_Dataset section_
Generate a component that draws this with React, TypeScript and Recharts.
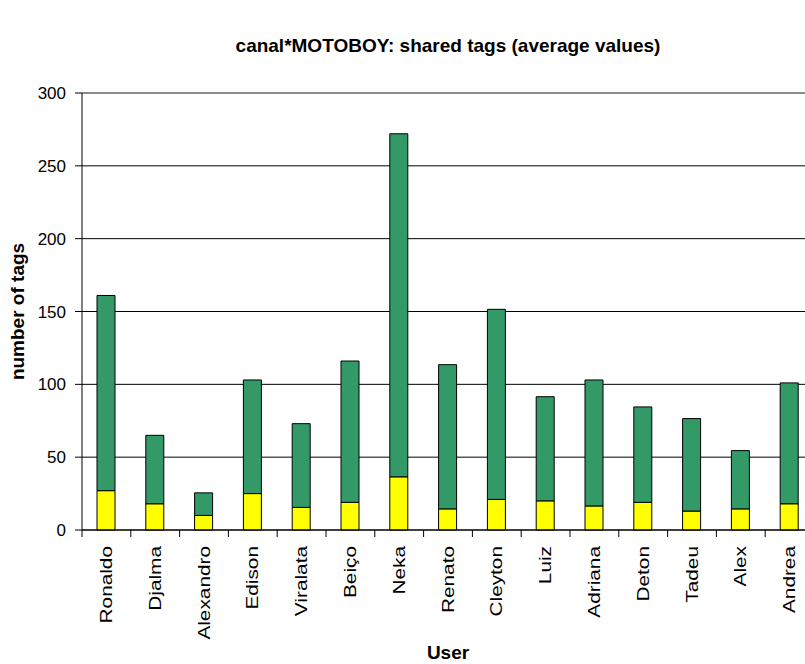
import React from 'react';
import { BarChart, Bar, XAxis, YAxis, CartesianGrid, ReferenceLine } from 'recharts';

// Average number of tags per user; the yellow part is the shared share
const users = [
    'Ronaldo', 'Djalma', 'Alexandro', 'Edison', 'Viralata', 'Beiço', 'Neka', 'Renato',
    'Cleyton', 'Luiz', 'Adriana', 'Deton', 'Tadeu', 'Alex', 'Andrea',
];
const totalTags = [161, 65, 25.5, 103, 73, 116, 272, 113.5, 151.5, 91.5, 103, 84.5, 76.5, 54.5, 101];
const sharedTags = [27, 18, 10, 25, 15.5, 19, 36.5, 14.5, 21, 20, 16.5, 19, 13, 14.5, 18];
const yTicks = [0, 50, 100, 150, 200, 250, 300];

const data = users.map((name, i) => ({
    name,
    shared: sharedTags[i],
    rest: totalTags[i] - sharedTags[i],
}));

const FONT = '"Liberation Sans", Arial, sans-serif';
const CHART_W = 830;
const CHART_H = 664;
const PLOT_LEFT = 82;
const PLOT_RIGHT = 814;
const PLOT_TOP = 93;
const PLOT_BOTTOM = 530;
const BAND = (PLOT_RIGHT - PLOT_LEFT) / users.length;

// category label rotated upwards, with the tick mark on the left band edge
const UserTick = (props: any) => {
    const { x, payload } = props;
    const edge = x - BAND / 2;
    return (
        <g>
            <line x1={edge} x2={edge} y1={PLOT_BOTTOM} y2={PLOT_BOTTOM + 7} stroke="#000" />
            {payload.index === users.length - 1 && (
                <line x1={edge + BAND} x2={edge + BAND} y1={PLOT_BOTTOM} y2={PLOT_BOTTOM + 7} stroke="#000" />
            )}
            <text
                transform={`translate(${x},${PLOT_BOTTOM + 16}) rotate(-90) scale(1.3,1)`}
                textAnchor="end"
                dy="0.35em"
                fontSize={16}
                fontFamily={FONT}
                fill="#000"
            >
                {payload.value}
            </text>
        </g>
    );
};

const YTitle = (props: any) => {
    const { viewBox } = props;
    const cx = 17;
    const cy = viewBox.y + viewBox.height / 2;
    return (
        <text
            transform={`translate(${cx},${cy}) rotate(-90)`}
            textAnchor="middle"
            dy="0.35em"
            fontSize={19}
            fontWeight="bold"
            fontFamily={FONT}
            fill="#000"
        >
            number of tags
        </text>
    );
};

const XTitle = (props: any) => {
    const { viewBox } = props;
    return (
        <text
            x={viewBox.x + viewBox.width / 2}
            y={659}
            textAnchor="middle"
            fontSize={19}
            fontWeight="bold"
            fontFamily={FONT}
            fill="#000"
        >
            User
        </text>
    );
};

export default function App() {
    return (
        <div style={{ position: 'absolute', left: 0, top: 0, width: 805, height: 664, overflow: 'hidden', background: '#fff' }}>
            <div
                style={{
                    position: 'absolute',
                    left: 0,
                    top: 35,
                    width: (PLOT_LEFT + PLOT_RIGHT),
                    textAlign: 'center',
                    fontFamily: FONT,
                    fontWeight: 'bold',
                    fontSize: 19,
                    color: '#000',
                    lineHeight: '22px',
                }}
            >
                canal*MOTOBOY: shared tags (average values)
            </div>
            <BarChart
                width={CHART_W}
                height={CHART_H}
                data={data}
                margin={{ top: PLOT_TOP, right: CHART_W - PLOT_RIGHT, left: 0, bottom: 0 }}
                barSize={18}
            >
                <CartesianGrid vertical={false} stroke="#000" strokeWidth={1} />
                <ReferenceLine y={300} stroke="#999" />
                <XAxis
                    dataKey="name"
                    interval={0}
                    height={CHART_H - PLOT_BOTTOM}
                    tickLine={false}
                    axisLine={{ stroke: '#000' }}
                    tick={<UserTick />}
                    label={<XTitle />}
                />
                <YAxis
                    width={PLOT_LEFT}
                    domain={[0, 300]}
                    ticks={yTicks}
                    interval={0}
                    tickSize={7}
                    tickMargin={9}
                    axisLine={{ stroke: '#000' }}
                    tickLine={{ stroke: '#000' }}
                    tick={{ fontSize: 17, fill: '#000', fontFamily: FONT }}
                    label={<YTitle />}
                />
                <Bar dataKey="shared" stackId="tags" fill="#ffff00" stroke="#000" strokeWidth={1} isAnimationActive={false} />
                <Bar dataKey="rest" stackId="tags" fill="#339966" stroke="#000" strokeWidth={1} isAnimationActive={false} />
            </BarChart>
        </div>
    );
}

_Exercise objective_
Return only the lines from the start of the data through the line that contains "const BAND = (PLOT_RIGHT", please, copying them exactly and omitting all pictures.

_Task output_
Generate a component that draws this with React, TypeScript and Recharts.
import React from 'react';
import { BarChart, Bar, XAxis, YAxis, CartesianGrid, ReferenceLine } from 'recharts';

// Average number of tags per user; the yellow part is the shared share
const users = [
    'Ronaldo', 'Djalma', 'Alexandro', 'Edison', 'Viralata', 'Beiço', 'Neka', 'Renato',
    'Cleyton', 'Luiz', 'Adriana', 'Deton', 'Tadeu', 'Alex', 'Andrea',
];
const totalTags = [161, 65, 25.5, 103, 73, 116, 272, 113.5, 151.5, 91.5, 103, 84.5, 76.5, 54.5, 101];
const sharedTags = [27, 18, 10, 25, 15.5, 19, 36.5, 14.5, 21, 20, 16.5, 19, 13, 14.5, 18];
const yTicks = [0, 50, 100, 150, 200, 250, 300];

const data = users.map((name, i) => ({
    name,
    shared: sharedTags[i],
    rest: totalTags[i] - sharedTags[i],
}));

const FONT = '"Liberation Sans", Arial, sans-serif';
const CHART_W = 830;
const CHART_H = 664;
const PLOT_LEFT = 82;
const PLOT_RIGHT = 814;
const PLOT_TOP = 93;
const PLOT_BOTTOM = 530;
const BAND = (PLOT_RIGHT - PLOT_LEFT) / users.length;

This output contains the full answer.